Conozco a un contumaz crítico que cada vez que puede embarra a un colega suyo descalificando su propensión a opinar sobre todo sin ser periodista ni político ni cura, sino abogado y activista ciudadano.
Ese mismo sastre a quien la farándula dizque le disgusta, pero lo entretiene, es tan bellaco que goza contradiciéndose a sí mismo, pues muy orondo presume de ser como una vellonera: sólo suena si recibe dinero.

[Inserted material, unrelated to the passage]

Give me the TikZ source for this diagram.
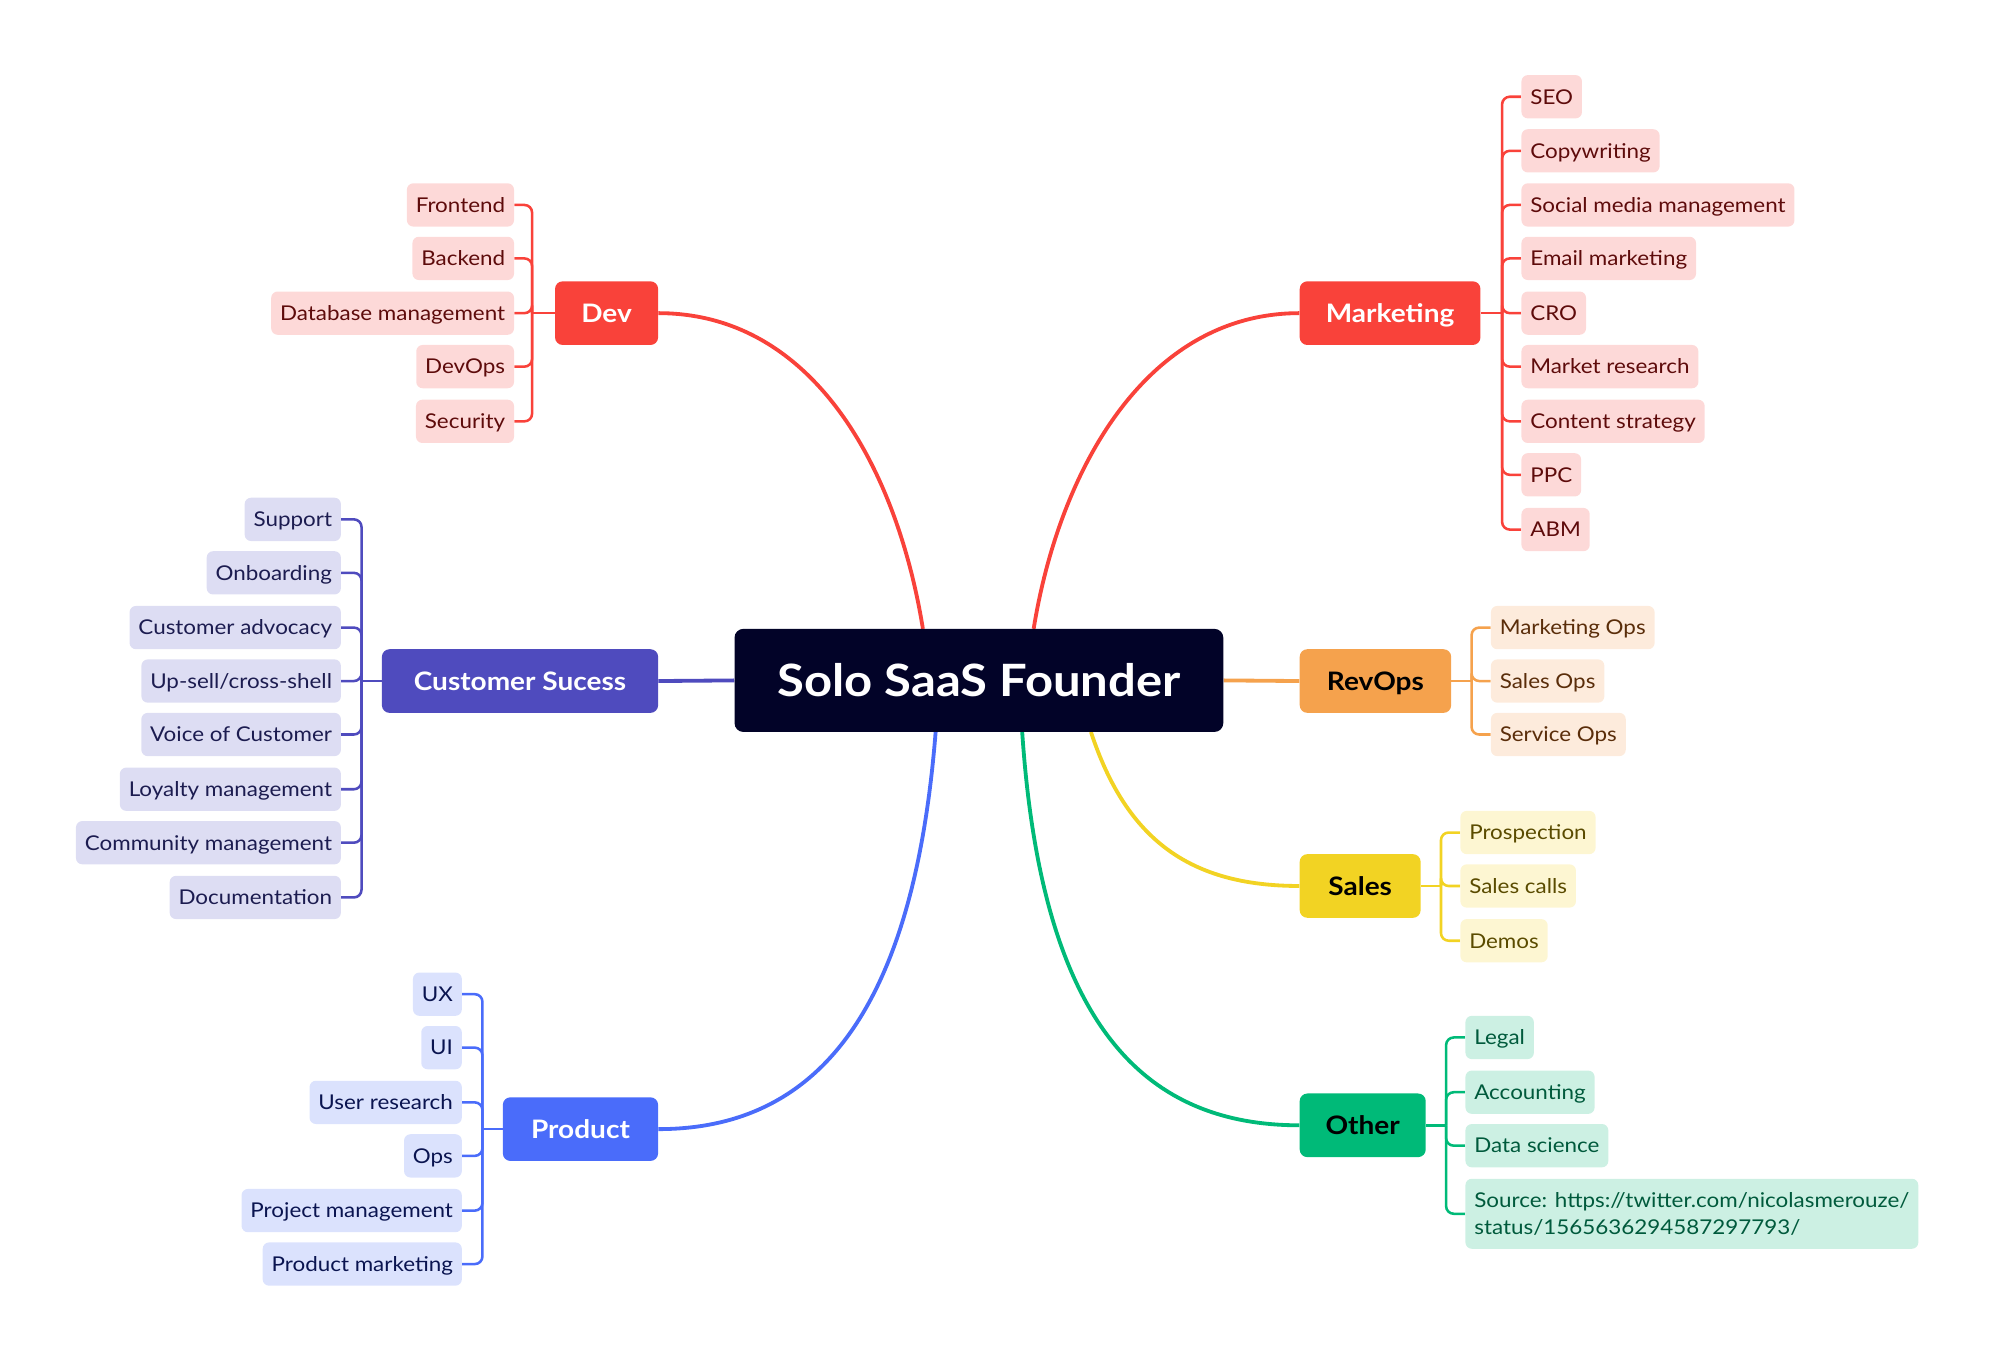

No sé por qué priva en malón pues me consta cuán generoso puede ser cuando quiere.
A diferencia de quienes son sólo abogados, muchos periodistas que preferimos temas serios como la política o la economía, igual que otros escritores, filósofos o poetas, escribimos porque sentimos la imperiosa necesidad de decir algo.
Peor, aunque lo neguemos por hipocresía o falsa modestia, nos fascina ser leídos, reconocidos y ocupar un puesto relevante en la discusión de asuntos públicos.
Louise Glück, tras recibir su Nobel por literatura, confesó que quienes escribimos compartimos el hambre de aplausos y la aclamación.
Quizás escribir sin aspirar a ser leído es como cantar ópera encerrado en un armario o ser una vellonera, «state of the art» pero apagada.